Research Project
8819807
DESCRIPTION (provided by applicant): This Small Business Innovation Research project aims to develop hard ceramic coatings that will reduce the sliding resistance of archwires in their brackets during orthodontic treatment procedures. Excessive sliding resistance, which is a combination of friction and notching/binding behavior, works against tooth motion as the bracket slides along the wire into a new position, resulting in less predictable outcomes, and requiring increased force, treatment time, chair time, and patient costs. If successful, the hard coatings will decouple sliding resistance from other properties of the arch-wire material, such as stiffness and provide the practitioner with new material systems for solving specific patient problems. Phase II will continue and expand highly promising Phase I results, in which thin coatings of alumina, zirconia, and titania were applied by ion beam assisted deposition (IBAD). The coatings decisively reduced sliding resistance of archwires in tests conducted by a major manufacturer of orthodontic appliances. The testing showed major reductions of both sliding friction and notching/binding behavior; and two of the coating materials demonstrated high resistance to scratching and delamination.
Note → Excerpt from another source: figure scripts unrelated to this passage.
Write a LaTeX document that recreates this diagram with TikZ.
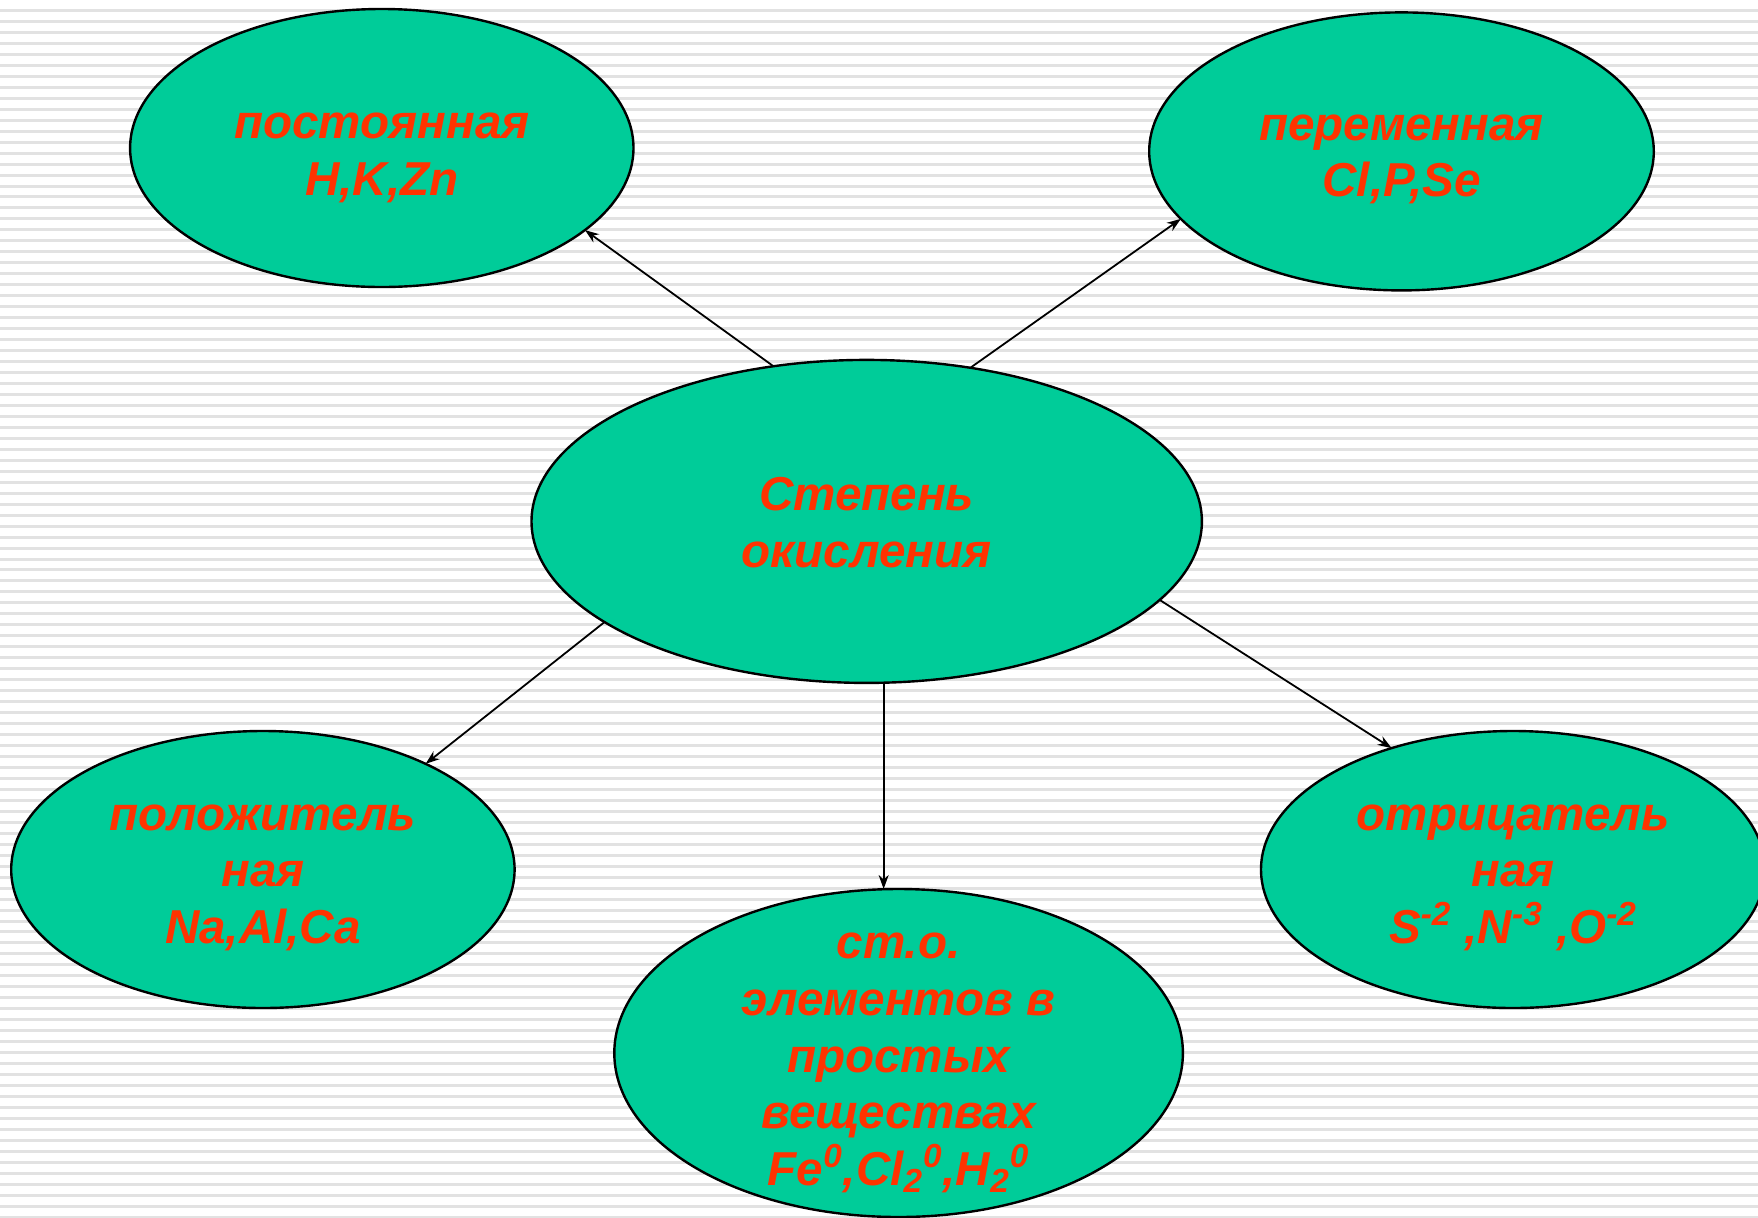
\documentclass[tikz,border=0pt]{standalone}
\usepackage{fontspec}
\setmainfont{Liberation Sans}
\usetikzlibrary{shapes.geometric,arrows.meta}
\definecolor{ovalfill}{HTML}{00CC99}
\definecolor{txtred}{HTML}{FF3300}
\definecolor{stripe}{HTML}{E2E2E2}
\tikzset{
  oval/.style={ellipse, draw=black, line width=1.2pt, fill=ovalfill, inner sep=0pt, outer sep=0pt},
  lbl/.style={text=txtred, align=center, font=\fontsize{23.8}{28.3}\selectfont\bfseries\itshape, inner sep=0pt},
  arr/.style={line width=0.9pt, -{Stealth[length=7pt,width=5pt]}}
}
\begin{document}
\begin{tikzpicture}[x=0.5pt,y=-0.5pt]
\useasboundingbox (0,0) rectangle (1758,1217);
\fill[white] (0,0) rectangle (1758,1217);
\foreach \i in {0,...,111}{
  \draw[stripe, line width=1.5pt] (0,{10.5+10.97*\i}) -- (1758,{10.5+10.97*\i});
}
\begin{scope}
\clip (0,0) rectangle (1758,1217);
\node[oval, minimum width=251.7pt, minimum height=139pt] (tl) at (381.8,148) {};
\node[oval, minimum width=252.3pt, minimum height=139pt] (tr) at (1401.5,151.4) {};
\node[oval, minimum width=335.2pt, minimum height=161.5pt] (c) at (866.7,521.4) {};
\node[oval, minimum width=251.7pt, minimum height=138.5pt] (bl) at (262.9,869.5) {};
\node[oval, minimum width=252pt, minimum height=138.5pt] (br) at (1513,869.5) {};
\node[oval, minimum width=284.3pt, minimum height=164pt] (b) at (898.6,1053) {};
\end{scope}

\node[lbl] (ttl) at ([yshift=-5pt]tl.center) {постоянная\\H,K,Zn};
\node[lbl] (ttr) at ([yshift=-4pt]tr.center) {переменная\\Cl,P,Se};
\node[lbl] (tc) at ([yshift=-0.5pt]c.center) {Степень\\окисления};
\node[lbl] (tbl) at ([yshift=-4pt]bl.center) {положитель\\ная\\Na,Al,Ca};
\node[lbl] (tbr) at ([yshift=-4pt]br.center) {отрицатель\\ная\\S\textsuperscript{-2} ,N\textsuperscript{-3} ,O\textsuperscript{-2}};
\node[lbl] (tb) at ([yshift=-5pt]b.center) {ст.о.\\элементов в\\простых\\веществах\\Fe\textsuperscript{0},Cl\textsubscript{2}\textsuperscript{0},H\textsubscript{2}\textsuperscript{0}};

\draw[arr] (c.121.4) -- (tl.-22.2);
\draw[arr] (c.56.6) -- (tr.-163);
\draw[arr] (c.201.5) -- (bl.33.6);
\draw[arr] (c.-84.4) -- (c.-84.4 |- b.north);
\draw[arr] (c.-15.9) -- (br.135.8);
\end{tikzpicture}
\end{document}
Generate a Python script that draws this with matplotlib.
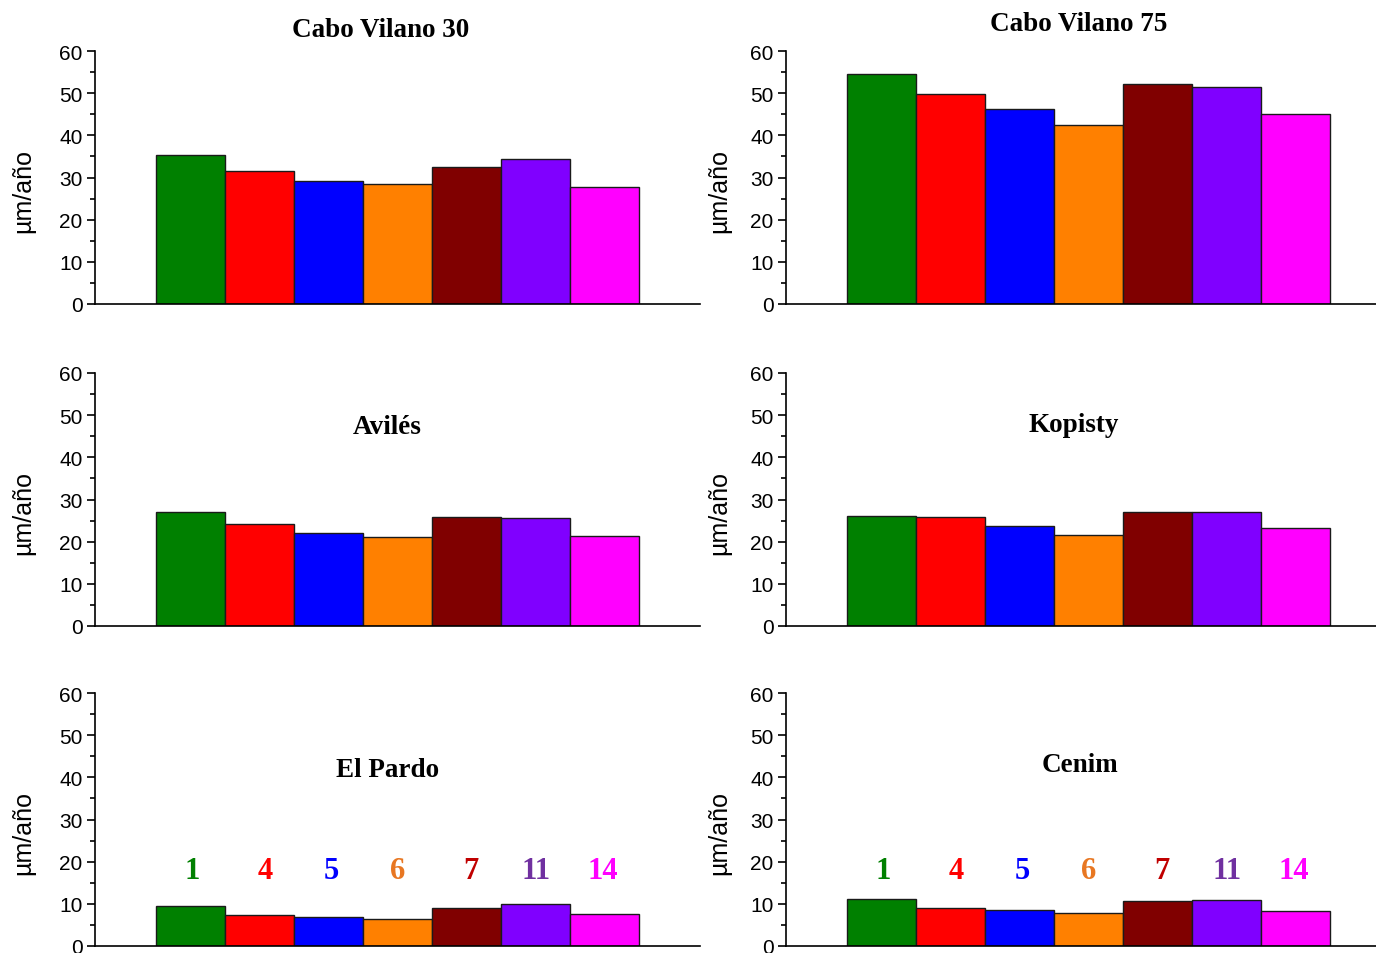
import numpy as np
import matplotlib
matplotlib.use("Agg")
import matplotlib.pyplot as plt
from matplotlib.ticker import MultipleLocator

# data
samples = ["1", "4", "5", "6", "7", "11", "14"]
bar_colors = ["#008000", "#ff0000", "#0000ff", "#ff8000", "#800000", "#8000ff", "#ff00ff"]
label_colors = ["#008000", "#ff0000", "#0000ff", "#e87722", "#c00000", "#7030a0", "#ff00ff"]

sites = ["Cabo Vilano 30", "Cabo Vilano 75", "Avilés", "Kopisty", "El Pardo", "Cenim"]
cabo30 = [35.3, 31.5, 29.2, 28.5, 32.5, 34.4, 27.7]
cabo75 = [54.5, 49.8, 46.2, 42.4, 52.2, 51.5, 45.1]
aviles = [27.0, 24.2, 22.1, 21.1, 25.8, 25.6, 21.3]
kopisty = [26.1, 25.8, 23.7, 21.6, 27.0, 27.0, 23.2]
elpardo = [9.5, 7.4, 6.9, 6.3, 9.1, 10.0, 7.7]
cenim = [11.2, 9.0, 8.6, 7.9, 10.6, 11.0, 8.4]
values = [cabo30, cabo75, aviles, kopisty, elpardo, cenim]

# title placement (data units) for each panel
title_x = [2.75, 2.86, 2.85, 2.78, 2.86, 2.88]
title_y = [65.1, 66.6, 47.4, 47.9, 41.9, 43.1]
label_dx = [0.02, 0.09, 0.04, 0.0, 0.06, 0.01, -0.03]

fig = plt.figure(figsize=(13.76, 9.54), dpi=100)

lefts = [95 / 1376, 786 / 1376]
bottoms = [1 - 305 / 954, 1 - 627 / 954, 1 - 947 / 954]
w = 605 / 1376
h = 253 / 954

x = np.arange(len(samples))
for i, (site, vals) in enumerate(zip(sites, values)):
    row, col = divmod(i, 2)
    ax = fig.add_axes([lefts[col], bottoms[row], w, h])
    ax.bar(x, vals, width=1.0, color=bar_colors, edgecolor="#1a1a1a", linewidth=1.0, zorder=2)
    ax.set_xlim(-1.38, 7.38)
    ax.set_ylim(0, 60)
    ax.yaxis.set_major_locator(MultipleLocator(10))
    ax.yaxis.set_minor_locator(MultipleLocator(5))
    ax.set_xticks([])
    for s in ["top", "right"]:
        ax.spines[s].set_visible(False)
    for s in ["left", "bottom"]:
        ax.spines[s].set_linewidth(1.2)
    ax.tick_params(axis="y", which="major", length=6, width=1.2, direction="out",
                   labelsize=15, pad=3)
    ax.tick_params(axis="y", which="minor", length=3.5, width=1.2, direction="out")
    for lab in ax.get_yticklabels():
        lab.set_fontfamily("Liberation Sans")
    ax.set_ylabel("µm/año", fontsize=18, fontfamily="Liberation Sans")
    ax.yaxis.set_label_coords(-0.099 if col == 0 else -0.091, 0.45)
    ax.text(title_x[i], title_y[i], site,
            ha="center", va="center", fontsize=19.5, fontweight="bold",
            fontfamily="Liberation Serif", clip_on=False)
    if row == 2:
        for xi, s, c, dx in zip(x, samples, label_colors, label_dx):
            ax.text(xi + dx, 18.0, s, ha="center", va="center", fontsize=22,
                    fontweight="bold", color=c, fontfamily="Liberation Serif")

fig.savefig("out.png", dpi=100)
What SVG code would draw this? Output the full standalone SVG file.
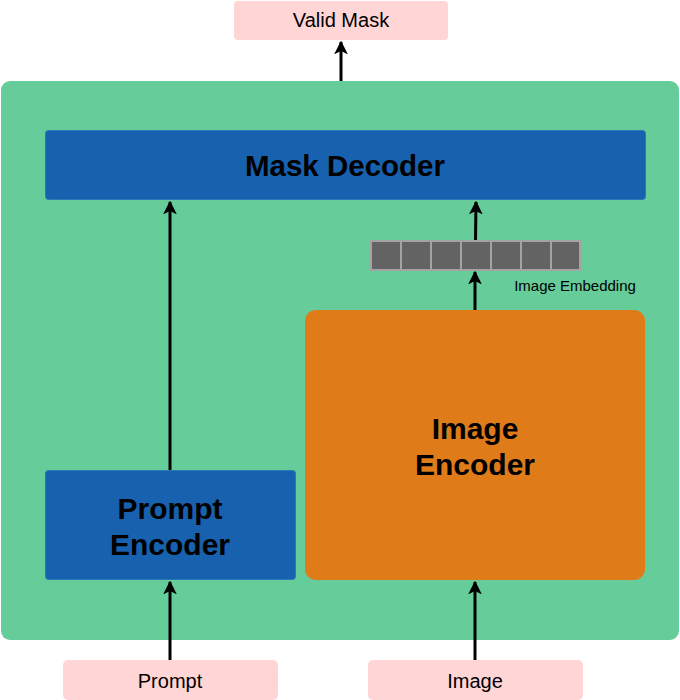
<svg xmlns="http://www.w3.org/2000/svg" width="680" height="700" viewBox="0 0 680 700">
<style>
.pink{fill:#FFD5D5;}
.blue{fill:#1761AE;stroke:#2a78b8;stroke-width:1;}
.lbl{font-family:"Liberation Sans",Arial,sans-serif;fill:#000;text-anchor:middle;}
.big{font-size:30px;font-weight:bold;}
.small{font-size:20px;}
.cell{fill:#636363;stroke:#a3a3a3;stroke-width:2;}
.edge{stroke:#000;stroke-width:3;fill:none;marker-end:url(#ah);}
</style>
<defs>
<marker id="ah" viewBox="0 0 10 10" refX="9" refY="5" markerWidth="4.6" markerHeight="4.6" orient="auto" markerUnits="strokeWidth">
<path d="M0,0 L10,5 L0,10 L2.5,5 Z" fill="#000"/>
</marker>
</defs>
<rect x="0" y="0" width="680" height="700" fill="#fff"/>
<g id="container"><rect x="1" y="81" width="678" height="559" rx="9" fill="#66CC99"/></g>
<g id="valid-mask"><rect class="pink" x="234" y="1" width="214" height="39" rx="4"/><text class="lbl small" x="341" y="27">Valid Mask</text></g>
<g id="mask-decoder"><rect class="blue" x="45.5" y="130.5" width="600" height="69" rx="3"/><text class="lbl big" x="345" y="176" style="font-size:29.5px">Mask Decoder</text></g>
<g id="image-embedding">
<rect class="cell" x="371" y="241" width="30" height="29"/>
<rect class="cell" x="401" y="241" width="30" height="29"/>
<rect class="cell" x="431" y="241" width="30" height="29"/>
<rect class="cell" x="461" y="241" width="30" height="29"/>
<rect class="cell" x="491" y="241" width="30" height="29"/>
<rect class="cell" x="521" y="241" width="30" height="29"/>
<rect class="cell" x="551" y="241" width="29" height="29"/>
<text class="lbl" x="575" y="291" style="font-size:15px">Image Embedding</text>
</g>
<g id="image-encoder"><rect x="305" y="310" width="340" height="270" rx="11" fill="#E07B1A"/><text class="lbl big" x="475" y="439">Image</text><text class="lbl big" x="475" y="475">Encoder</text></g>
<g id="prompt-encoder"><rect class="blue" x="45.5" y="470.5" width="250" height="109" rx="3"/><text class="lbl big" x="170" y="519">Prompt</text><text class="lbl big" x="170" y="555">Encoder</text></g>
<g id="prompt"><rect class="pink" x="63" y="660" width="215" height="40" rx="5"/><text class="lbl small" x="170" y="688">Prompt</text></g>
<g id="image"><rect class="pink" x="368" y="660" width="215" height="40" rx="5"/><text class="lbl small" x="475" y="688">Image</text></g>
<g id="connectors">
<line class="edge" x1="341" y1="81" x2="341" y2="42"/>
<line class="edge" x1="170" y1="470" x2="170" y2="202"/>
<line class="edge" x1="475.5" y1="240" x2="476" y2="202"/>
<line class="edge" x1="475" y1="310" x2="475" y2="272"/>
<line class="edge" x1="170" y1="660" x2="170" y2="582"/>
<line class="edge" x1="475" y1="660" x2="475" y2="582"/>
</g>
</svg>
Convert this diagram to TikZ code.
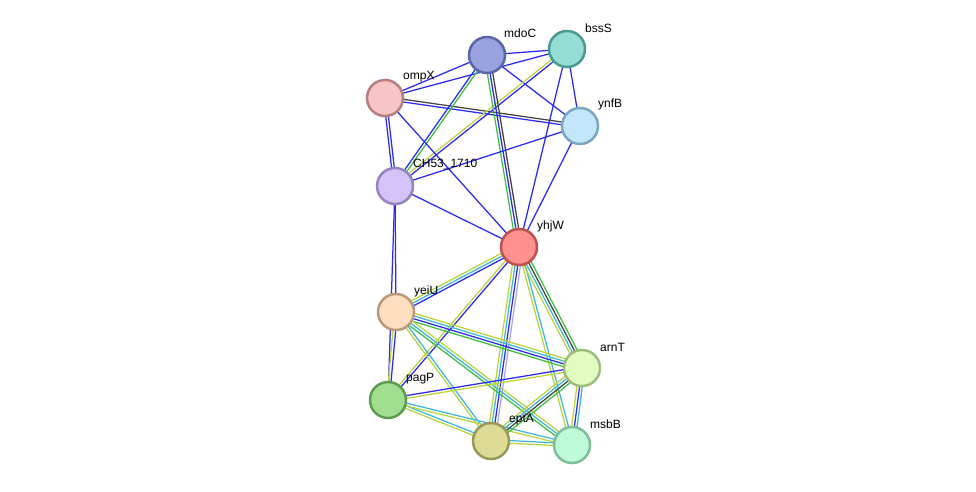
\documentclass[tikz,border=0pt]{standalone}
\usepackage{fontspec}
\setmainfont{Liberation Sans}
\usetikzlibrary{calc,backgrounds}
\definecolor{cblue}{HTML}{2A2AF5}
\definecolor{cyel}{HTML}{BCD43A}
\definecolor{ccyan}{HTML}{3BB8DC}
\definecolor{cgreen}{HTML}{3CBF3C}
\definecolor{cblack}{HTML}{444444}
\definecolor{clav}{HTML}{A8A8F8}
\newcommand\edg[4]{\foreach \cc [count=\ii] in {#4}{\pgfmathsetmacro\off{(\ii-(#3+1)/2)*2.7}\draw[\cc,line width=1.25pt] ($(#1)!\off pt!90:(#2)$) -- ($(#2)!\off pt!-90:(#1)$);}}
\tikzset{
  prot/.style={circle,minimum size=36pt,inner sep=0pt,line width=2.5pt},
  lab/.style={anchor=west,font=\fontsize{12}{14}\selectfont,inner sep=0pt}
}
\begin{document}
\begin{tikzpicture}[x=1pt,y=-1pt]
\useasboundingbox (0,0) rectangle (976,491);
\node[prot,draw={rgb,255:red,90;green,102;blue,168},fill={rgb,255:red,154;green,163;blue,224}] (mdoC) at (487,55) {};
\node[prot,draw={rgb,255:red,74;green,154;blue,143},fill={rgb,255:red,150;green,222;blue,213}] (bssS) at (567,49) {};
\node[prot,draw={rgb,255:red,180;green,128;blue,128},fill={rgb,255:red,247;green,197;blue,197}] (ompX) at (385,98) {};
\node[prot,draw={rgb,255:red,122;green,168;blue,192},fill={rgb,255:red,194;green,231;blue,251}] (ynfB) at (580,126) {};
\node[prot,draw={rgb,255:red,148;green,132;blue,192},fill={rgb,255:red,212;green,195;blue,248}] (CH) at (395,186) {};
\node[prot,draw={rgb,255:red,192;green,80;blue,80},fill={rgb,255:red,255;green,144;blue,144}] (yhjW) at (519,247) {};
\node[prot,draw={rgb,255:red,184;green,154;blue,122},fill={rgb,255:red,255;green,223;blue,192}] (yeiU) at (396,312) {};
\node[prot,draw={rgb,255:red,158;green,188;blue,128},fill={rgb,255:red,226;green,252;blue,192}] (arnT) at (582,368) {};
\node[prot,draw={rgb,255:red,94;green,154;blue,80},fill={rgb,255:red,160;green,223;blue,144}] (pagP) at (388,400) {};
\node[prot,draw={rgb,255:red,154;green,152;blue,90},fill={rgb,255:red,221;green,219;blue,150}] (eptA) at (491,441) {};
\node[prot,draw={rgb,255:red,124;green,191;blue,152},fill={rgb,255:red,191;green,250;blue,217}] (msbB) at (572,445) {};
\node[lab] (lmdoC) at (504,33) {mdoC};
\node[lab] (lbssS) at (585,28) {bssS};
\node[lab] (lompX) at (403,77) {ompX};
\node[lab] (lynfB) at (598,104) {ynfB};
\node[lab] (lCH) at (413,164) {CH53\_1710};
\node[lab] (lyhjW) at (537,226) {yhjW};
\node[lab] (lyeiU) at (414,291) {yeiU};
\node[lab] (larnT) at (600,347) {arnT};
\node[lab] (lpagP) at (406,379) {pagP};
\node[lab] (leptA) at (509,420) {eptA};
\node[lab] (lmsbB) at (590,424) {msbB};
\begin{scope}[on background layer]
\fill[white] (0,0) rectangle (976,491);
\edg{ompX}{mdoC}{1}{cblue}
\edg{ompX}{bssS}{1}{cblue}
\edg{mdoC}{bssS}{1}{cblue}
\edg{mdoC}{ynfB}{1}{cblue}
\edg{bssS}{ynfB}{1}{cblue}
\edg{ompX}{ynfB}{2}{cblue,cblack}
\edg{CH}{mdoC}{2}{cgreen,cblue}
\edg{CH}{bssS}{2}{cblue,cyel}
\edg{mdoC}{yhjW}{3}{cgreen,cblue,cblack}
\edg{bssS}{yhjW}{1}{cblue}
\edg{ynfB}{yhjW}{1}{cblue}
\edg{CH}{ynfB}{1}{cblue}
\edg{ompX}{CH}{2}{cblue,cblue}
\edg{ompX}{yhjW}{1}{cblue}
\edg{CH}{yhjW}{1}{cblue}
\edg{CH}{yeiU}{1}{cblue}
\edg{CH}{pagP}{1}{cblue}
\edg{yhjW}{yeiU}{3}{cyel,ccyan,cblue}
\edg{yhjW}{pagP}{2}{cyel,cblue}
\edg{yhjW}{eptA}{4}{cyel,ccyan,cblue,clav}
\edg{yhjW}{msbB}{2}{cyel,ccyan}
\edg{yhjW}{arnT}{4}{cyel,ccyan,cblack,cgreen}
\edg{yeiU}{pagP}{2}{cyel,cblue}
\edg{yeiU}{arnT}{4}{cgreen,cblue,ccyan,cyel}
\edg{yeiU}{eptA}{2}{cyel,ccyan}
\edg{yeiU}{msbB}{3}{cgreen,ccyan,cyel}
\edg{pagP}{arnT}{2}{cyel,cblue}
\edg{pagP}{eptA}{2}{cyel,ccyan}
\edg{pagP}{msbB}{2}{cyel,ccyan}
\edg{eptA}{arnT}{4}{cgreen,cblack,ccyan,cyel}
\edg{arnT}{msbB}{3}{cyel,cblue,ccyan}
\edg{eptA}{msbB}{2}{cyel,ccyan}
\end{scope}
\end{tikzpicture}
\end{document}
The Phase II program will improve on coating properties through optimization of IBAD parameters, evaluate the coated archwires by in vitro testing in a more realistic configuration, and make a final selection of coating material and deposition parameters for a clinical study. Coated archwires will be evaluated in a limited clinica study at a major research university to test their efficacy in early and intermediate stages of tooth straightening in children. The commercialization potential of ceramic-coated orthodontic archwires is very high, as already demonstrated by the Phase I involvement by our industrial collaborators in laboratory testing. Phase III commercialization would be a straightforward expansion of Spire Biomedical's coating and surface- modification business, which specializes in surface treatments for orthopedic prostheses, catheters, and other medical devices.